I've built a few of these style vanities,and i would suggest using a quality 3/4" plywood,the more ply the better(lesser plys don't screw as well and are prone to warping,depending on size),stuctually its basically a box ,the last one i built happend to be a double sink with two seperate radius fronts.I like putting full backs(just cutout the minimum nessasary for the plumbing) in not just nailers,i also put full tops and bottoms and just cut out enought to access the plumbing on the bottom,the back must be installed between the returns not screwed to the back of them.How will you finish the plywood,veneer,mica,paint,stain? :bangin:


----------



## jerome8283 (Nov 3, 2006)

nywoodwizard said:


> I've built a few of these style vanities,and i would suggest using a quality 3/4" plywood,the more ply the better(lesser plys don't screw as well and are prone to warping,depending on size),stuctually its basically a box ,the last one i built happend to be a double sink with two seperate radius fronts.I like putting full backs(just cutout the minimum nessasary for the plumbing) in not just nailers,i also put full tops and bottoms and just cut out enought to access the plumbing on the bottom,the back must be installed between the returns not screwed to the back of them.How will you finish the plywood,veneer,mica,paint,stain? :bangin:


I did not mention this but the plumbing will come from the left side, not the rear.


----------



## nywoodwizard (Oct 31, 2006)

I forgot ,the full back is the key to mounting it ,usually the hole you make in the bottom is large enough for a drill or ratchet for bolts to fit in to fasten to to the wall,the full back provides you with many areas to fasten vanity to the wall,of course it needs to be installed directly to studs,if not add nailers in the wall before closing it,and i would suggest washers on what ever type of fastner you chose.


----------



## nywoodwizard (Oct 31, 2006)

The left side is up again the wall ?


----------



## jerome8283 (Nov 3, 2006)

nywoodwizard said:


> The left side is up again the wall ?


Yes, the left side is against the wall.


----------



## nywoodwizard (Oct 31, 2006)

I don't see a problem,more areas to fasten.


----------



## jerome8283 (Nov 3, 2006)

nywoodwizard said:


> How will you finish the plywood,veneer,mica,paint,stain?

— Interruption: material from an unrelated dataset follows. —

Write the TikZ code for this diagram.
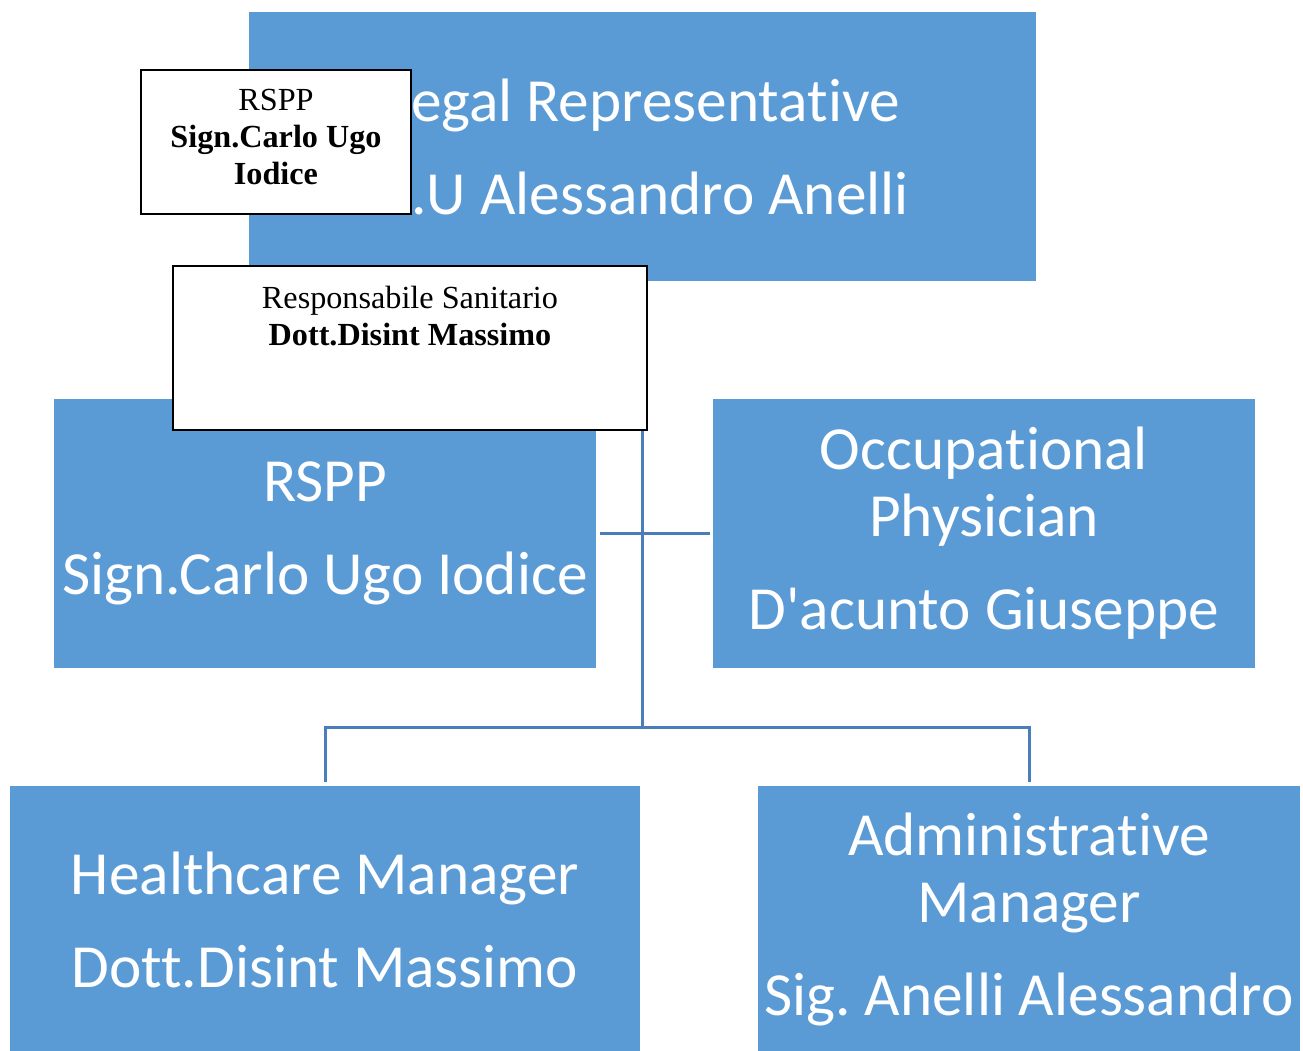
\documentclass[tikz,border=0pt]{standalone}
\usepackage{fontspec}
\setmainfont{Liberation Serif}
\newfontfamily\boxfont[Ligatures=CommonOff]{Carlito}
\definecolor{unitblue}{HTML}{5B9BD5}
\definecolor{linkblue}{HTML}{4A7EBB}
\begin{document}
\frenchspacing
\begin{tikzpicture}[x=1pt,y=-1pt,
  unit/.style={rectangle, fill=unitblue, draw=none, inner sep=0pt, align=center,
    text=white, font=\boxfont\fontsize{61.3}{67}\selectfont},
  note/.style={rectangle, fill=white, draw=black, line width=2pt, inner sep=0pt},
  notetext/.style={align=center, inner sep=0pt, font=\fontsize{32.2}{37}\selectfont},
  link/.style={draw=linkblue, line width=3pt}]
\useasboundingbox (0,0) rectangle (1303,1050);

% reporting lines
\coordinate (trunk) at (642,727);
\coordinate (hmTop) at (325,782);
\coordinate (amTop) at (1029,782);
\draw[link] (642,281) -- (trunk);
\draw[link] (600,533) -- (710,533);
\draw[link] (hmTop) |- (trunk) -| (amTop);

% organisation units
\node[unit, minimum width=787pt, minimum height=269pt] (legal) at (642.5,146.5)
  {Legal Representative\\[26pt]A.U Alessandro Anelli};
\node[unit, minimum width=542pt, minimum height=269pt] (rspp) at (325,533.5)
  {RSPP\\[26pt]Sign.Carlo Ugo Iodice};
\node[unit, minimum width=542pt, minimum height=269pt] (occ) at (984,533.5)
  {Occupational\\Physician\\[26pt]D'acunto Giuseppe};
\node[unit, minimum width=630pt, minimum height=267pt] (hm) at (325,919.5)
  {Healthcare Manager\\[26pt]Dott.Disint Massimo};
\node[unit, minimum width=542pt, minimum height=267pt] (am) at (1029,919.5)
  {Administrative\\Manager\\[26pt]Sig. Anelli Alessandro};

% overlaid text boxes
\node[note, minimum width=270pt, minimum height=144pt] (rsppnote) at (276,142) {};
\node[notetext, anchor=north] (rsppnotetext) at (276,89)
  {RSPP\\\textbf{Sign.Carlo Ugo}\\\textbf{Iodice}};
\node[note, minimum width=474pt, minimum height=164pt] (sannote) at (410,348) {};
\node[notetext, anchor=north] (sannotetext) at (410,285.5)
  {Responsabile Sanitario\\\textbf{Dott.Disint Massimo}};
\end{tikzpicture}
\end{document}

I thought I'd put some backerboard over it and tile it.


----------



## nywoodwizard (Oct 31, 2006)

Sounds good,try a nice bull nose to give it some snap


----------



## jerome8283 (Nov 3, 2006)

Thanks for your reply. I had already started my build with 1/2" ply. I thought about the weight and after consideration felt 1/2" would work fine. To minimize the weight I'm using Schluter's Ditra product because I had some left over (minus the metal edges) instead of backer board beneath the tile. It's much lighter. Also, the cabinet is not the typical size and there will be no draws, shelves, or bottom on it. Mine is 40"L x 17.5"W. It was also suggested that I create a French cleat to hang it on the wall as well. 

Considering all the above mentioned do you think 3/4" ply is still necessary?


----------



## jerome8283 (Nov 3, 2006)

I purchased 3/4" ply and I'm redoing the cabinet. I figured I'd rather be safe than sorry in the end.


----------



## jerome8283 (Nov 3, 2006)

I was sitting in a restaurant yesterday and the walls were cover with what looked like a decorative wainscot in a dark mahogany with a nice chair rail (I think) with a granite top. I thought this would look nice instead of tile on my vanity. Any idea where I can purchase decorative wainscot or perhaps it's wood flooring placed on the wall?


----------